> **Written task**: Each line below should be retyped exactly, with no pictures.

···

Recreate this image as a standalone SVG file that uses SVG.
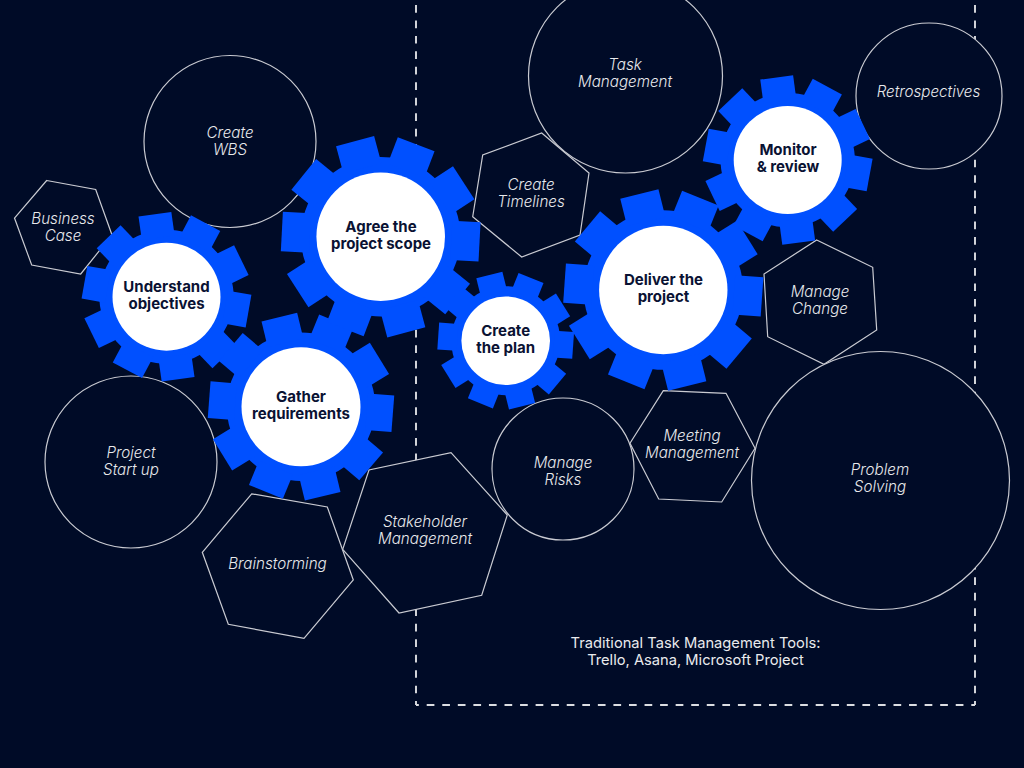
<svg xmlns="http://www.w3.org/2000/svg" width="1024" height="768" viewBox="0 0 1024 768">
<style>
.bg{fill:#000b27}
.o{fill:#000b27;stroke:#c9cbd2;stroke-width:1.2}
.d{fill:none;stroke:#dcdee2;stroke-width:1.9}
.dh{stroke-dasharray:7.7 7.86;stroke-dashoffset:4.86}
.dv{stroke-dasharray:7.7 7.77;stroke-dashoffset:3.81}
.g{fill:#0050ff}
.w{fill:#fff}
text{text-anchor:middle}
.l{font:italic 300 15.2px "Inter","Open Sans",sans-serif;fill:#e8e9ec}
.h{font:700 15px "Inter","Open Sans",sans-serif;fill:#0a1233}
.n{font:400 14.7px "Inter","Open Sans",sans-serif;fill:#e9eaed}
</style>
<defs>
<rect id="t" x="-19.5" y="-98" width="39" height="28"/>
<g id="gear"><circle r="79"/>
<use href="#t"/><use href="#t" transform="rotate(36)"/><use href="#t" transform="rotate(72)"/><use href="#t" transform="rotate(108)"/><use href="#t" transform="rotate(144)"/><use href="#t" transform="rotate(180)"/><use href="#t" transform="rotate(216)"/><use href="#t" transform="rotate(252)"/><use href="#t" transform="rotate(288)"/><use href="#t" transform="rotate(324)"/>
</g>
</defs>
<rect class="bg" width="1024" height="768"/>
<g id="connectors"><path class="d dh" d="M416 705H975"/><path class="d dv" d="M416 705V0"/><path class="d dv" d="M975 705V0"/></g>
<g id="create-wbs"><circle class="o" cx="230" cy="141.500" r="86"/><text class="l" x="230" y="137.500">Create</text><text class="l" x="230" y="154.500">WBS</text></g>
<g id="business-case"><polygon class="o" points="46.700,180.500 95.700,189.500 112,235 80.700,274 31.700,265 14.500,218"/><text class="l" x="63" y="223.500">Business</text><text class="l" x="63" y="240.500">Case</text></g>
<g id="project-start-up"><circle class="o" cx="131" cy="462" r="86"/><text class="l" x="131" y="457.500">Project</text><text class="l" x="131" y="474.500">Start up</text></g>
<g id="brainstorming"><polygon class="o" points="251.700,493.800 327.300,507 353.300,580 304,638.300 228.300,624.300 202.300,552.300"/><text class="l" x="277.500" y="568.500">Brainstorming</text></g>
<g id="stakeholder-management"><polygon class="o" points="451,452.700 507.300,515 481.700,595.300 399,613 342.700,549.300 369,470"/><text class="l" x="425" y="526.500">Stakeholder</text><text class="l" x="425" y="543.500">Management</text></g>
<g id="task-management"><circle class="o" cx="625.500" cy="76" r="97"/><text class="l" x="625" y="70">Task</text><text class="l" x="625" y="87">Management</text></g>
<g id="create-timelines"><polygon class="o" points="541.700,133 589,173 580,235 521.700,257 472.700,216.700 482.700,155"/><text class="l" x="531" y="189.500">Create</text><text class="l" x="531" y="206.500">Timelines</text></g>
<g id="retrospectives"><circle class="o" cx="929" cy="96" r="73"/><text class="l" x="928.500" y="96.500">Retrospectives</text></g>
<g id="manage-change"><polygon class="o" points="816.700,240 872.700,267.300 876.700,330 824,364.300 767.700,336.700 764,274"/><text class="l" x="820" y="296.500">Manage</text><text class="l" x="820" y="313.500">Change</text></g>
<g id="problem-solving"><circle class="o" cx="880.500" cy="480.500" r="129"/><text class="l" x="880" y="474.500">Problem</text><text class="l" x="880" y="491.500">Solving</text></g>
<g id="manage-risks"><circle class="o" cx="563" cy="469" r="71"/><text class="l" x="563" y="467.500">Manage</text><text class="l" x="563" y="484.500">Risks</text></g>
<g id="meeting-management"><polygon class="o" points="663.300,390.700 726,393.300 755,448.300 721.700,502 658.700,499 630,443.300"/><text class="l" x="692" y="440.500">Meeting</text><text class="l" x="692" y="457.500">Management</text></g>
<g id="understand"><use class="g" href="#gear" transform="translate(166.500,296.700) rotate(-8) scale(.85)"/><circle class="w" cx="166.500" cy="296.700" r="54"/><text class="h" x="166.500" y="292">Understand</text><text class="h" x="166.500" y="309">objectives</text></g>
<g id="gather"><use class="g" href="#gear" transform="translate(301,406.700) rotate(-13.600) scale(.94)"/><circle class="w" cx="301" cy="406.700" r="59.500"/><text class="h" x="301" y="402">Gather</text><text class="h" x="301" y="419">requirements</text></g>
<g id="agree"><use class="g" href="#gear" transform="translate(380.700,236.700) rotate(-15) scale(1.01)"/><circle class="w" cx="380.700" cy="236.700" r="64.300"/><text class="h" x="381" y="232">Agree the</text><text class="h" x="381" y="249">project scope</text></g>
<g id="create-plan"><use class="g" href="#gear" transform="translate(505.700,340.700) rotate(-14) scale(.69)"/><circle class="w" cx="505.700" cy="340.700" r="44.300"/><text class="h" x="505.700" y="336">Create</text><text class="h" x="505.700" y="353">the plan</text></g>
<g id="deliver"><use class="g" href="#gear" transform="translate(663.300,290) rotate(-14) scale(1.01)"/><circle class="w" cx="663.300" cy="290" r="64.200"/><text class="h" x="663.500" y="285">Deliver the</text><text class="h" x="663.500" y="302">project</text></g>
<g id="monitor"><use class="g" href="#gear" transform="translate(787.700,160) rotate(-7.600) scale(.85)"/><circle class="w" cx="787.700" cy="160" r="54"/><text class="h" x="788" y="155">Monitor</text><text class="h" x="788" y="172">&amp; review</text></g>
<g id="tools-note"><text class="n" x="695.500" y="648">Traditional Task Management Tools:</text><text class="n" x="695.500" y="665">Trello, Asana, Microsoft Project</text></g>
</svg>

···

> **Result of this exercise**:
Recreate this image as a standalone SVG file that uses SVG.
<svg xmlns="http://www.w3.org/2000/svg" width="1024" height="768" viewBox="0 0 1024 768">
<style>
.bg{fill:#000b27}
.o{fill:#000b27;stroke:#c9cbd2;stroke-width:1.2}
.d{fill:none;stroke:#dcdee2;stroke-width:1.9}
.dh{stroke-dasharray:7.7 7.86;stroke-dashoffset:4.86}
.dv{stroke-dasharray:7.7 7.77;stroke-dashoffset:3.81}
.g{fill:#0050ff}
.w{fill:#fff}
text{text-anchor:middle}
.l{font:italic 300 15.2px "Inter","Open Sans",sans-serif;fill:#e8e9ec}
.h{font:700 15px "Inter","Open Sans",sans-serif;fill:#0a1233}
.n{font:400 14.7px "Inter","Open Sans",sans-serif;fill:#e9eaed}
</style>
<defs>
<rect id="t" x="-19.5" y="-98" width="39" height="28"/>
<g id="gear"><circle r="79"/>
<use href="#t"/><use href="#t" transform="rotate(36)"/><use href="#t" transform="rotate(72)"/><use href="#t" transform="rotate(108)"/><use href="#t" transform="rotate(144)"/><use href="#t" transform="rotate(180)"/><use href="#t" transform="rotate(216)"/><use href="#t" transform="rotate(252)"/><use href="#t" transform="rotate(288)"/><use href="#t" transform="rotate(324)"/>
</g>
</defs>
<rect class="bg" width="1024" height="768"/>
<g id="connectors"><path class="d dh" d="M416 705H975"/><path class="d dv" d="M416 705V0"/><path class="d dv" d="M975 705V0"/></g>
<g id="create-wbs"><circle class="o" cx="230" cy="141.500" r="86"/><text class="l" x="230" y="137.500">Create</text><text class="l" x="230" y="154.500">WBS</text></g>
<g id="business-case"><polygon class="o" points="46.700,180.500 95.700,189.500 112,235 80.700,274 31.700,265 14.500,218"/><text class="l" x="63" y="223.500">Business</text><text class="l" x="63" y="240.500">Case</text></g>
<g id="project-start-up"><circle class="o" cx="131" cy="462" r="86"/><text class="l" x="131" y="457.500">Project</text><text class="l" x="131" y="474.500">Start up</text></g>
<g id="brainstorming"><polygon class="o" points="251.700,493.800 327.300,507 353.300,580 304,638.300 228.300,624.300 202.300,552.300"/><text class="l" x="277.500" y="568.500">Brainstorming</text></g>
<g id="stakeholder-management"><polygon class="o" points="451,452.700 507.300,515 481.700,595.300 399,613 342.700,549.300 369,470"/><text class="l" x="425" y="526.500">Stakeholder</text><text class="l" x="425" y="543.500">Management</text></g>
<g id="task-management"><circle class="o" cx="625.500" cy="76" r="97"/><text class="l" x="625" y="70">Task</text><text class="l" x="625" y="87">Management</text></g>
<g id="create-timelines"><polygon class="o" points="541.700,133 589,173 580,235 521.700,257 472.700,216.700 482.700,155"/><text class="l" x="531" y="189.500">Create</text><text class="l" x="531" y="206.500">Timelines</text></g>
<g id="retrospectives"><circle class="o" cx="929" cy="96" r="73"/><text class="l" x="928.500" y="96.500">Retrospectives</text></g>
<g id="manage-change"><polygon class="o" points="816.700,240 872.700,267.300 876.700,330 824,364.300 767.700,336.700 764,274"/><text class="l" x="820" y="296.500">Manage</text><text class="l" x="820" y="313.500">Change</text></g>
<g id="problem-solving"><circle class="o" cx="880.500" cy="480.500" r="129"/><text class="l" x="880" y="474.500">Problem</text><text class="l" x="880" y="491.500">Solving</text></g>
<g id="manage-risks"><circle class="o" cx="563" cy="469" r="71"/><text class="l" x="563" y="467.500">Manage</text><text class="l" x="563" y="484.500">Risks</text></g>
<g id="meeting-management"><polygon class="o" points="663.300,390.700 726,393.300 755,448.300 721.700,502 658.700,499 630,443.300"/><text class="l" x="692" y="440.500">Meeting</text><text class="l" x="692" y="457.500">Management</text></g>
<g id="understand"><use class="g" href="#gear" transform="translate(166.500,296.700) rotate(-8) scale(.85)"/><circle class="w" cx="166.500" cy="296.700" r="54"/><text class="h" x="166.500" y="292">Understand</text><text class="h" x="166.500" y="309">objectives</text></g>
<g id="gather"><use class="g" href="#gear" transform="translate(301,406.700) rotate(-13.600) scale(.94)"/><circle class="w" cx="301" cy="406.700" r="59.500"/><text class="h" x="301" y="402">Gather</text><text class="h" x="301" y="419">requirements</text></g>
<g id="agree"><use class="g" href="#gear" transform="translate(380.700,236.700) rotate(-15) scale(1.01)"/><circle class="w" cx="380.700" cy="236.700" r="64.300"/><text class="h" x="381" y="232">Agree the</text><text class="h" x="381" y="249">project scope</text></g>
<g id="create-plan"><use class="g" href="#gear" transform="translate(505.700,340.700) rotate(-14) scale(.69)"/><circle class="w" cx="505.700" cy="340.700" r="44.300"/><text class="h" x="505.700" y="336">Create</text><text class="h" x="505.700" y="353">the plan</text></g>
<g id="deliver"><use class="g" href="#gear" transform="translate(663.300,290) rotate(-14) scale(1.01)"/><circle class="w" cx="663.300" cy="290" r="64.200"/><text class="h" x="663.500" y="285">Deliver the</text><text class="h" x="663.500" y="302">project</text></g>
<g id="monitor"><use class="g" href="#gear" transform="translate(787.700,160) rotate(-7.600) scale(.85)"/><circle class="w" cx="787.700" cy="160" r="54"/><text class="h" x="788" y="155">Monitor</text><text class="h" x="788" y="172">&amp; review</text></g>
<g id="tools-note"><text class="n" x="695.500" y="648">Traditional Task Management Tools:</text><text class="n" x="695.500" y="665">Trello, Asana, Microsoft Project</text></g>
</svg>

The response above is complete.